Hall was moved to death watch Tuesday. CBS affiliate WTVF-TV reports that in Tennessee, inmates on death watch are placed in a cell next to the execution chamber for a three-day period in which they're under 24-hour surveillance.
Hall's attorneys have sought for weeks to delay or block the execution plans. They made last-minute pleas with the Tennessee Supreme Court and Governor Bill Lee for more time to explore questions surrounding legal questions about what they described as the possible bias of a juror who helped deliver the original death sentence.
Lee and the state courts declined to intervene, arguing that Hall had exhausted his legal options.
"The justice system has extensively reviewed Lee Hall's case over the course of almost 30 years, including additional review and rulings by the Tennessee Supreme Court yesterday and today," the Republican governor said in a statement Wednesday in which he added, "I will not intervene in this case."
There's only other known blind inmate who has been executed since the U.S. Supreme Court began allowing executions in 1976. Clarence Ray Allen, 76, died via lethal injection in 2006 in California.
Hall's team filed several legal filings in federal court on Wednesday in a last effort to block the execution as the options dwindled.
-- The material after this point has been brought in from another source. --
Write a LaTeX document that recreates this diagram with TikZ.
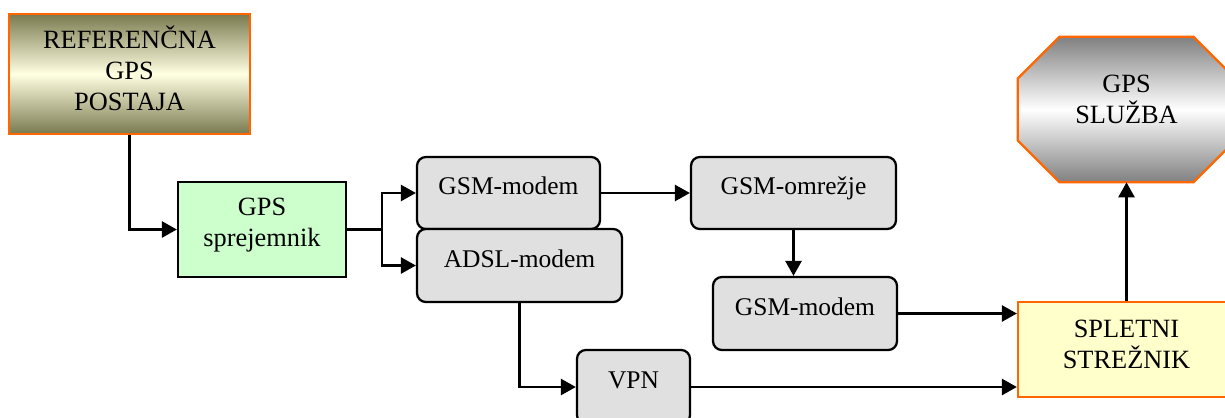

For his last meal, Hall selected a Philly cheesesteak, onion rings and a slice of cheesecake.
To date, the U.S. Supreme Court has neither set an upper age limit for executions nor created an exception for a physical infirmity.
Tennessee is one of six states in which inmates can choose the electric chair, but it's the only state that has used the chair in recent years. Three out of five recent inmates put to death in Tennessee have chosen the chair since the state began resuming executions.
In August, Tennessee executed its third inmate in the electric chair since last November, killing a man who maintained that he didn't stab a mother and her 15-year-old daughter to death in 1986. State officials pronounced 56-year-old Stephen West dead at 7:27 p.m. at Riverbend Maximum Security Institution in Nashville.
Courts in Georgia and Nebraska have declared the electric chair unconstitutional and the U.S. Supreme Court has never fully considered its constitutionality.
Lee has previously declined to weigh in on whether he approves of the state's increased usage of the electric chair, noting instead that it's a legal option in Tennessee.